Coalition of five Technology universities for among others, collaboration and support

The South African Technology Network is a coalition between five of the South African Universities of Technology. Also known as SATN, the network was founded in 2005 and launched at their 2008 national conference. Established with the main goal of providing for a network to ensure the continuation of the process of cooperation, collaboration, support and joint activities such as joint curriculum development, applied research, quality assurance, cooperative education etc. within the Universities of Technology (UoTs) in the Republic of South Africa.

== Members ==

| University | Location | University Status | Homepage |
|---|---|---|---|
| Cape Peninsula University of Technology (CPUT) | Cape Town, Western Cape | 2005 | Website |
| Central University of Technology (CUT) | Bloemfontein, Free State | 2004 | Website |
| Durban University of Technology (DUT) | Durban, KwaZulu-Natal | 2006 | Website |
| Tshwane University of Technology (TUT) | Pretoria, Gauteng | 2004 | Website |
| Vaal University of Technology (VUT) | Vanderbijlpark, Gauteng | 2004 | Website |

== SATN Trust ==

The SATN Trust was registered in August 2008 as an initiative of the vice-chancellors of the South African Universities of Technology (UoTs).
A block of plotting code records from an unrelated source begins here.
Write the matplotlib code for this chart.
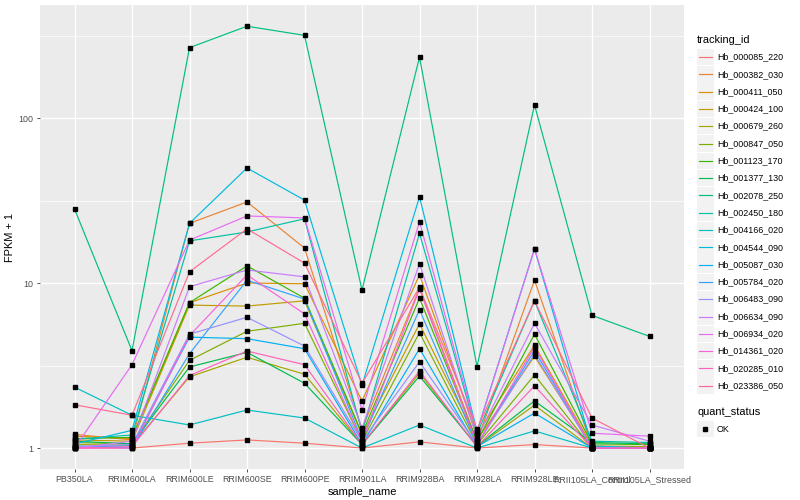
import numpy as np
import matplotlib
matplotlib.use("Agg")
import matplotlib.pyplot as plt
from matplotlib.patches import Rectangle
from matplotlib.lines import Line2D

plt.rcParams['font.family'] = ['Liberation Sans', 'DejaVu Sans']

# samples on the x axis
sample_name = ["PB350LA", "RRIM600LA", "RRIM600LE", "RRIM600SE", "RRIM600PE",
               "RRIM901LA", "RRIM928BA", "RRIM928LA", "RRIM928LE",
               "RRII105LA_Control", "RRII105LA_Stressed"]

# FPKM + 1 per transcript
hb_000085_220 = [1.00, 1.00, 1.07, 1.12, 1.07, 1.00, 1.09, 1.00, 1.05, 1.00, 1.00]
hb_000382_030 = [1.21, 1.12, 23.0, 31.0, 16.3, 1.30, 9.3, 1.10, 10.4, 1.02, 1.00]
hb_000411_050 = [1.18, 1.14, 7.6, 10.0, 9.9, 1.93, 11.2, 1.20, 4.2, 1.03, 1.02]
hb_000424_100 = [1.12, 1.10, 7.35, 7.25, 7.8, 1.20, 5.65, 1.12, 3.6, 1.02, 1.00]
hb_000679_260 = [1.05, 1.04, 2.7, 3.55, 2.8, 1.05, 2.85, 1.02, 1.82, 1.00, 1.00]
hb_000847_050 = [1.08, 1.06, 3.4, 5.1, 5.7, 1.10, 5.0, 1.05, 2.77, 1.00, 1.02]
hb_001123_170 = [1.14, 1.16, 7.6, 12.7, 8.1, 1.22, 8.1, 1.10, 4.9, 1.06, 1.05]
hb_001377_130 = [1.10, 1.06, 3.1, 3.8, 2.47, 1.05, 2.73, 1.03, 1.93, 1.08, 1.06]
hb_002078_250 = [28.1, 3.89, 267, 360, 317, 9.07, 234, 3.11, 120, 6.37, 4.75]
hb_002450_180 = [1.13, 1.20, 18.0, 20.4, 24.5, 1.25, 20.0, 1.22, 7.8, 1.10, 1.08]
hb_004166_020 = [2.34, 1.58, 1.38, 1.70, 1.52, 1.00, 1.38, 1.00, 1.27, 1.00, 1.00]
hb_004544_090 = [1.06, 1.28, 23.0, 49.8, 31.8, 2.40, 33.3, 1.26, 16.1, 1.03, 1.00]
hb_005087_030 = [1.02, 1.03, 4.7, 4.6, 4.0, 1.05, 4.0, 1.02, 1.63, 1.00, 1.00]
hb_005784_020 = [1.03, 1.00, 3.73, 10.4, 8.0, 1.12, 6.9, 1.05, 3.9, 1.00, 1.00]
hb_006483_090 = [1.02, 1.05, 4.9, 6.2, 4.15, 1.10, 3.33, 1.05, 3.7, 1.00, 1.00]
hb_006634_090 = [1.00, 1.10, 9.5, 12.0, 10.9, 1.32, 13.1, 1.15, 5.7, 1.38, 1.10]
hb_006934_020 = [1.00, 3.20, 18.2, 25.5, 24.8, 1.70, 23.5, 1.25, 16.1, 1.23, 1.18]
hb_014361_020 = [1.00, 1.00, 4.8, 11.2, 6.5, 1.10, 9.2, 1.05, 4.1, 1.00, 1.00]
hb_020285_010 = [1.00, 1.02, 2.75, 3.87, 3.2, 1.05, 2.93, 1.02, 2.38, 1.00, 1.00]
hb_023386_050 = [1.83, 1.58, 11.7, 21.3, 13.2, 2.47, 9.4, 1.30, 7.8, 1.52, 1.00]

tracking_id = ["Hb_000085_220", "Hb_000382_030", "Hb_000411_050", "Hb_000424_100",
               "Hb_000679_260", "Hb_000847_050", "Hb_001123_170", "Hb_001377_130",
               "Hb_002078_250", "Hb_002450_180", "Hb_004166_020", "Hb_004544_090",
               "Hb_005087_030", "Hb_005784_020", "Hb_006483_090", "Hb_006634_090",
               "Hb_006934_020", "Hb_014361_020", "Hb_020285_010", "Hb_023386_050"]
series = [hb_000085_220, hb_000382_030, hb_000411_050, hb_000424_100,
          hb_000679_260, hb_000847_050, hb_001123_170, hb_001377_130,
          hb_002078_250, hb_002450_180, hb_004166_020, hb_004544_090,
          hb_005087_030, hb_005784_020, hb_006483_090, hb_006634_090,
          hb_006934_020, hb_014361_020, hb_020285_010, hb_023386_050]

# ggplot2 default hue palette for 20 levels
colors = ["#F8766D", "#EA8331", "#D89000", "#C09B00", "#A3A500", "#7CAE00",
          "#39B600", "#00BB4E", "#00BF7D", "#00C1A3", "#00BFC4", "#00BAE0",
          "#00B0F6", "#35A2FF", "#9590FF", "#C77CFF", "#E76BF3", "#FA62DB",
          "#FF62BC", "#FF6C91"]

W, H = 800, 500
fig = plt.figure(figsize=(8, 5), dpi=100)
ax = fig.add_axes([40 / W, 31 / H, 644 / W, 464 / H])
ax.set_facecolor("#EBEBEB")

x = np.arange(len(sample_name))
for vals, col in zip(series, colors):
    ax.plot(x, vals, color=col, lw=0.85, zorder=3)
for vals in series:
    ax.plot(x, vals, ls="none", marker="s", ms=2.2, color="black", zorder=4)

ax.set_yscale("log")
ax.set_ylim(10 ** -0.127, 10 ** 2.685)
ax.set_xlim(-0.6, len(sample_name) - 0.4)

ax.set_yticks([1, 10, 100])
ax.set_yticklabels(["1", "10", "100"])
ax.set_yticks([10 ** 0.5, 10 ** 1.5, 10 ** 2.5], minor=True)
ax.yaxis.set_minor_formatter(plt.NullFormatter())
ax.set_xticks(x)
ax.set_xticklabels(sample_name)

ax.grid(True, which="major", color="white", lw=1.0, zorder=0)
ax.grid(True, which="minor", axis="y", color="white", lw=0.5, zorder=0)
ax.set_axisbelow(True)
for s in ax.spines.values():
    s.set_visible(False)
ax.tick_params(which="major", length=2.5, width=0.6, color="#333333",
               labelsize=6.4, labelcolor="#4D4D4D", pad=2)
ax.tick_params(which="minor", length=0)

ax.set_xlabel("sample_name", fontsize=7.9, labelpad=2)
ax.set_ylabel("FPKM + 1", fontsize=7.9, labelpad=3)

# legend drawn in pixel coordinates on the right
leg = fig.add_axes([0, 0, 1, 1], facecolor="none")
leg.set_xlim(0, W)
leg.set_ylim(H, 0)
leg.axis("off")

leg.text(697, 40, "tracking_id", fontsize=7.9, va="center", ha="left")
y0, step = 57, 17.3
for i, (name, col) in enumerate(zip(tracking_id, colors)):
    yc = y0 + i * step
    leg.add_patch(Rectangle((697, yc - 8.3), 16.6, 16.6, facecolor="#F2F2F2",
                            edgecolor="none"))
    leg.add_line(Line2D([698.5, 711.5], [yc, yc], color=col, lw=0.85))
    leg.text(717, yc, name, fontsize=6.4, va="center", ha="left")

yq = 412
leg.text(697, yq, "quant_status", fontsize=7.9, va="center", ha="left")
leg.add_patch(Rectangle((697, yq + 17 - 8.3), 16.6, 16.6, facecolor="#F2F2F2",
                        edgecolor="none"))
leg.plot([705.3], [yq + 17], marker="s", ms=2.2, color="black")
leg.text(717, yq + 17, "OK", fontsize=6.4, va="center", ha="left")

fig.savefig("out.png", dpi=100)
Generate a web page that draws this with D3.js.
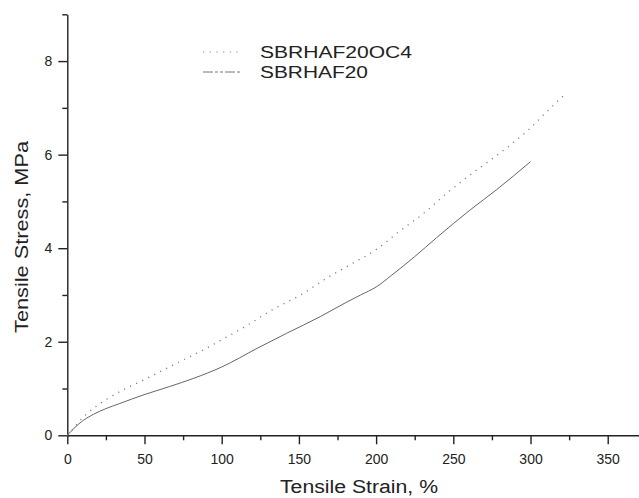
<!DOCTYPE html>
<html>
<head>
<meta charset="utf-8">
<script src="https://cdn.jsdelivr.net/npm/d3@7"></script>
<style>
  body { margin: 0; background: #fff; }
  svg { display: block; }
  .axis path, .axis line { stroke: #222; stroke-width: 1.4; }
  .axis text { font-family: "Liberation Sans", Arial, sans-serif; font-size: 14px; fill: #222; }
</style>
</head>
<body>
<script>
// strain (%) and stress (MPa)
var oc4Strain = [0, 3, 10, 17, 25, 36, 48, 60, 75, 86, 101, 117, 131, 151, 170, 185, 200, 215, 231, 246, 261, 276, 284, 299, 310, 321];
var oc4Stress = [0, 0.11, 0.38, 0.58, 0.76, 0.97, 1.16, 1.36, 1.61, 1.79, 2.06, 2.36, 2.65, 3.0, 3.4, 3.68, 3.97, 4.36, 4.75, 5.18, 5.57, 5.93, 6.13, 6.54, 6.9, 7.25];
var refStrain = [0, 5, 10, 17, 25, 34, 49, 66, 82, 100, 123, 142, 164, 180, 190, 200, 210, 225, 239, 261, 278, 300];
var refStress = [0, 0.17, 0.31, 0.45, 0.57, 0.68, 0.86, 1.04, 1.22, 1.46, 1.86, 2.18, 2.54, 2.83, 3.0, 3.17, 3.42, 3.82, 4.22, 4.82, 5.25, 5.85];
var seriesNames = ["SBRHAF20OC4", "SBRHAF20"];
var xTicks = [0, 50, 100, 150, 200, 250, 300, 350];
var xMinor = [25, 75, 125, 175, 225, 275, 325];
var yTicks = [0, 2, 4, 6, 8];
var yMinor = [1, 3, 5, 7, 9];

var width = 639, height = 498;
var margin = { top: 14.3, right: 0.4, bottom: 62.7, left: 67.3 };

var svg = d3.select("body").append("svg")
    .attr("width", width)
    .attr("height", height);

var xScale = d3.scaleLinear()
    .domain([0, 370])
    .range([margin.left, width - margin.right]);

var yScale = d3.scaleLinear()
    .domain([0, 9])
    .range([height - margin.bottom, margin.top]);

function pairs(xs, ys) {
    return xs.map(function(x, i) { return { x: x, y: ys[i] }; });
}

var line = d3.line()
    .x(function(d) { return xScale(d.x); })
    .y(function(d) { return yScale(d.y); })
    .curve(d3.curveMonotoneX);

// minor ticks first
svg.append("g")
    .attr("class", "axis")
    .attr("transform", "translate(0," + yScale(0) + ")")
    .call(d3.axisBottom(xScale).tickValues(xMinor).tickSize(5).tickFormat(""))
    .select(".domain").remove();

svg.append("g")
    .attr("class", "axis")
    .attr("transform", "translate(" + xScale(0) + ",0)")
    .call(d3.axisLeft(yScale).tickValues(yMinor).tickSize(5).tickFormat(""))
    .select(".domain").remove();

svg.append("g")
    .attr("class", "axis")
    .attr("transform", "translate(0," + yScale(0) + ")")
    .call(d3.axisBottom(xScale).tickValues(xTicks).tickSize(9).tickSizeOuter(0).tickPadding(10));

svg.append("g")
    .attr("class", "axis")
    .attr("transform", "translate(" + xScale(0) + ",0)")
    .call(d3.axisLeft(yScale).tickValues(yTicks).tickSize(9).tickSizeOuter(0).tickPadding(6));

// curves
svg.append("path")
    .datum(pairs(oc4Strain, oc4Stress))
    .attr("fill", "none")
    .attr("stroke", "#808080")
    .attr("stroke-width", 1.3)
    .attr("stroke-dasharray", "1.2,5.5")
    .attr("d", line);

svg.append("path")
    .datum(pairs(refStrain, refStress))
    .attr("fill", "none")
    .attr("stroke", "#666")
    .attr("stroke-width", 1)
    .attr("d", line);

// legend
var legend = svg.append("g");
legend.append("line")
    .attr("x1", 203).attr("x2", 242).attr("y1", 52).attr("y2", 52)
    .attr("stroke", "#888").attr("stroke-width", 1.2)
    .attr("stroke-dasharray", "1.2,5.5");
legend.append("line")
    .attr("x1", 203).attr("x2", 242).attr("y1", 72).attr("y2", 72)
    .attr("stroke", "#777").attr("stroke-width", 1)
    .attr("stroke-dasharray", "10,2,3,2,3,2");

legend.selectAll("text.leg")
    .data(seriesNames)
    .enter().append("text")
    .attr("class", "leg")
    .attr("x", 260)
    .attr("y", function(d, i) { return 57.5 + i * 20; })
    .attr("textLength", function(d, i) { return i === 0 ? 152 : 108; })
    .attr("lengthAdjust", "spacingAndGlyphs")
    .attr("font-family", "Liberation Sans, Arial, sans-serif")
    .attr("font-size", 16)
    .attr("fill", "#222")
    .text(function(d) { return d; });

// axis titles
svg.append("text")
    .attr("x", 280)
    .attr("y", 493)
    .attr("textLength", 158)
    .attr("lengthAdjust", "spacingAndGlyphs")
    .attr("font-family", "Liberation Sans, Arial, sans-serif")
    .attr("font-size", 18)
    .attr("fill", "#222")
    .text("Tensile Strain, %");

svg.append("text")
    .attr("transform", "translate(28,237) rotate(-90)")
    .attr("text-anchor", "middle")
    .attr("textLength", 192)
    .attr("lengthAdjust", "spacingAndGlyphs")
    .attr("font-family", "Liberation Sans, Arial, sans-serif")
    .attr("font-size", 19)
    .attr("fill", "#222")
    .text("Tensile Stress, MPa");
</script>
</body>
</html>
It was established in order to present the views of UoTs at a national and international level, and to develop national education and training policies in accordance of the nature and character of UoTs. As well as promoting relevant research, academic excellence and employability of students. The trust will also promote co-operation between UoTs and commerce and industry.

The trustees of the SATN include the vice-chancellors of the five Universities of Technology, one member from the Department of Education, the CEO of Higher Education South Africa, and the CEO of the Tshumisano Trust.